ND Expert: SCOTUS DNA ruling 'goes to the heart of the Fourth Amendment'

Author: Shannon Roddel

Richard W

The U.S. Supreme Court today announced, in Maryland v. King, that the Fourth Amendment allows law-enforcement officers to take DNA samples from arrestees as part of the booking process.

According to University of Notre Dame Professor of Law Richard W. Garnett, who teaches criminal and constitutional law, “the decision and the voting lineup of the justices serve as a reminder that constitutional questions are often more complicated and more interesting than the overused ‘liberals v. conservatives’ narrative suggests.”

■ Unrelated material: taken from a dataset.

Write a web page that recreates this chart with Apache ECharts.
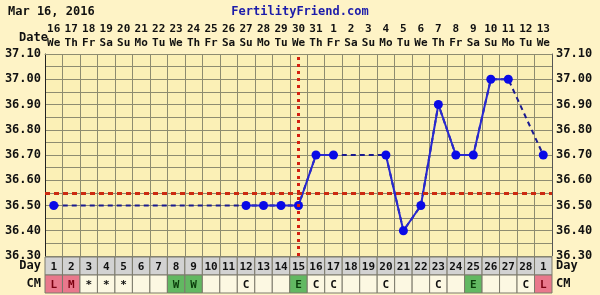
<!DOCTYPE html>
<html><head><meta charset="utf-8">
<script src="https://cdn.jsdelivr.net/npm/echarts@6/dist/echarts.min.js"></script>
<style>html,body{margin:0;padding:0;background:#FEF3C6}#c{width:600px;height:295px}</style>
</head><body><div id="c"></div>
<script>
const dates = ['16','17','18','19','20','21','22','23','24','25','26','27','28','29','30','31','1','2','3','4','5','6','7','8','9','10','11','12','13'];
const weekdays = ['We','Th','Fr','Sa','Su','Mo','Tu','We','Th','Fr','Sa','Su','Mo','Tu','We','Th','Fr','Sa','Su','Mo','Tu','We','Th','Fr','Sa','Su','Mo','Tu','We'];
const cycleDays = ['1','2','3','4','5','6','7','8','9','10','11','12','13','14','15','16','17','18','19','20','21','22','23','24','25','26','27','28','1'];
const temps = [36.50,null,null,null,null,null,null,null,null,null,null,36.50,36.50,36.50,36.50,36.70,36.70,null,null,36.70,36.40,36.50,36.90,36.70,36.70,37.00,37.00,null,36.70];
const cmCodes = ['L','M','*','*','*','','','W','W','','','C','','','E','C','C','','','C','','','C','','E','','','C','L'];
const rowNames = ['Day','CM'];
const coverline = 36.55;
const ovulationIndex = 14;
const tempMin = 36.30, tempMax = 37.10, tempStep = 0.05;

const FONT = '"DejaVu Sans Mono", monospace';
const GRID_C = '#8e8c70';
const cellData = [];
for (let i = 0; i < dates.length; i++) { cellData.push([i, 0]); cellData.push([i, 1]); }

function cmFill(code){
  if (code === 'L' || code === 'M') return '#E9788C';
  if (code === 'W' || code === 'E') return '#62B862';
  return '#FCF8E2';
}
function cmText(code){
  if (code === 'L' || code === 'M') return '#7a0010';
  if (code === 'W' || code === 'E') return '#0b3d0b';
  return '#111';
}
const tempLabel = v => (Math.round(v * 100) % 10 === 0) ? v.toFixed(2) : '';

const chart = echarts.init(document.getElementById('c'), null, {renderer: 'canvas'});
chart.setOption({
  animation: false,
  backgroundColor: '#FEF3C6',
  title: [
    {text: 'Mar 16, 2016', left: 3, top: 1, textStyle: {fontFamily: FONT, fontWeight: 'bold', fontSize: 12, color: '#111'}},
    {text: 'FertilityFriend.com', left: 'center', top: 1, textStyle: {fontFamily: FONT, fontWeight: 'bold', fontSize: 12, color: '#1c1caa'}},
    {text: 'Date', left: 14, top: 27, textStyle: {fontFamily: FONT, fontWeight: 'bold', fontSize: 12, color: '#111'}}
  ],
  grid: [
    {left: 45, right: 48, top: 54, height: 202, backgroundColor: '#FBF0B6', show: true, borderWidth: 0},
    {left: 45, right: 48, top: 257, height: 36}
  ],
  xAxis: [
    {gridIndex: 0, type: 'category', position: 'top', data: dates, boundaryGap: true,
     axisLine: {show: true, lineStyle: {color: GRID_C}}, axisTick: {show: false},
     splitLine: {show: true, interval: 0, lineStyle: {color: GRID_C, width: 1}},
     axisLabel: {interval: 0, margin: 4, fontFamily: FONT, fontWeight: 'bold', fontSize: 11, color: '#111', lineHeight: 14,
       formatter: (v, i) => v + '\n' + weekdays[i]}},
    {gridIndex: 1, type: 'category', data: dates, show: false}
  ],
  yAxis: [
    {gridIndex: 0, type: 'value', min: tempMin, max: tempMax, interval: tempStep, position: 'left',
     axisLine: {show: true, lineStyle: {color: '#222', width: 1}}, axisTick: {show: false},
     splitLine: {show: true, lineStyle: {color: GRID_C, width: 1}},
     axisLabel: {margin: 4, fontFamily: FONT, fontWeight: 'bold', fontSize: 12, color: '#111', formatter: tempLabel}},
    {gridIndex: 0, type: 'value', min: tempMin, max: tempMax, interval: tempStep, position: 'right',
     axisLine: {show: true, lineStyle: {color: '#555', width: 1}}, axisTick: {show: false}, splitLine: {show: false},
     axisLabel: {margin: 4, fontFamily: FONT, fontWeight: 'bold', fontSize: 12, color: '#111', formatter: tempLabel}},
    {gridIndex: 1, type: 'category', data: rowNames, inverse: true, position: 'left',
     axisLine: {show: false}, axisTick: {show: false},
     axisLabel: {margin: 4, fontFamily: FONT, fontWeight: 'bold', fontSize: 12, color: '#111'}},
    {gridIndex: 1, type: 'category', data: rowNames, inverse: true, position: 'right',
     axisLine: {show: false}, axisTick: {show: false},
     axisLabel: {margin: 4, fontFamily: FONT, fontWeight: 'bold', fontSize: 12, color: '#111'}}
  ],
  series: [
    {type: 'line', xAxisIndex: 0, yAxisIndex: 0, data: temps, connectNulls: true, symbol: 'none',
     lineStyle: {color: '#1a1a90', width: 2, type: [5, 4]}, z: 3,
     markLine: {silent: true, symbol: 'none', label: {show: false},
       data: [
         {yAxis: coverline, lineStyle: {color: '#cc2a10', width: 3, type: [5, 4]}},
         {xAxis: ovulationIndex, lineStyle: {color: '#d42010', width: 3, type: [3, 4]}}
       ]}},
    {type: 'line', xAxisIndex: 0, yAxisIndex: 0, data: temps, connectNulls: false, symbol: 'circle', symbolSize: 9, showAllSymbol: true,
     itemStyle: {color: '#0a0ae6'}, lineStyle: {color: '#2828d0', width: 2}, z: 4},
    {type: 'custom', xAxisIndex: 1, yAxisIndex: 2, data: cellData,
     renderItem: function (params, api) {
       const col = api.value(0), row = api.value(1);
       const c = api.coord([col, row]);
       const s = api.size([1, 1]);
       const code = row === 0 ? cycleDays[col] : cmCodes[col];
       const fill = row === 0 ? '#D2D2D2' : cmFill(code);
       const tc = row === 0 ? '#111' : cmText(code);
       return {type: 'group', children: [
         {type: 'rect', shape: {x: c[0] - s[0] / 2, y: c[1] - s[1] / 2, width: s[0], height: s[1]},
          style: {fill: fill, stroke: '#7c7a6c', lineWidth: 1}},
         {type: 'text', style: {text: code, x: c[0], y: c[1] + 1, align: 'center', verticalAlign: 'middle',
          font: 'bold 11px ' + FONT, fill: tc}}
       ]};
     }}
  ]
});
</script></body></html>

“We’re used to reading in the papers about Justice Scalia’s tough dissents and hearing his views and approach characterized as ‘conservative,’” says Garnett, a past clerk to former Chief Justice William H. Rehnquist. “In fact, and in a number of cases having to do with the rights of accused criminals and the constitutional limits on police tactics, Scalia’s insistence that the Constitution be interpreted and enforced in a way that is consistent with its original meaning, results in votes and opinions that defy such simplistic characterizations. For Scalia, the rule against using suspicion-less searches as investigative tools is not a policy preference of his or simply the result of changes in technology and society. It is, as he insisted in his dissent, ‘at the very heart of the Fourth Amendment.’”

Garnett says Scalia has regularly defended the rights of the accused against innovative, high-tech police tactics by invoking our Founding Fathers’ clear rejection of unreasonable searches and seizures and the “original meaning” of constitutional safeguards.

“While some of Scalia’s critics complain that his emphasis on the Constitution’s ‘original meaning’ is too conservative and does not adequately take into account the real-world fact of change, today’s decision should serve as a reminder that technological and other changes can undermine, diminish, or water down fundamental rights just as easily as they can expand them, and it is not necessarily ‘conservative’ to defend these rights as they were originally understood,” Garnett says.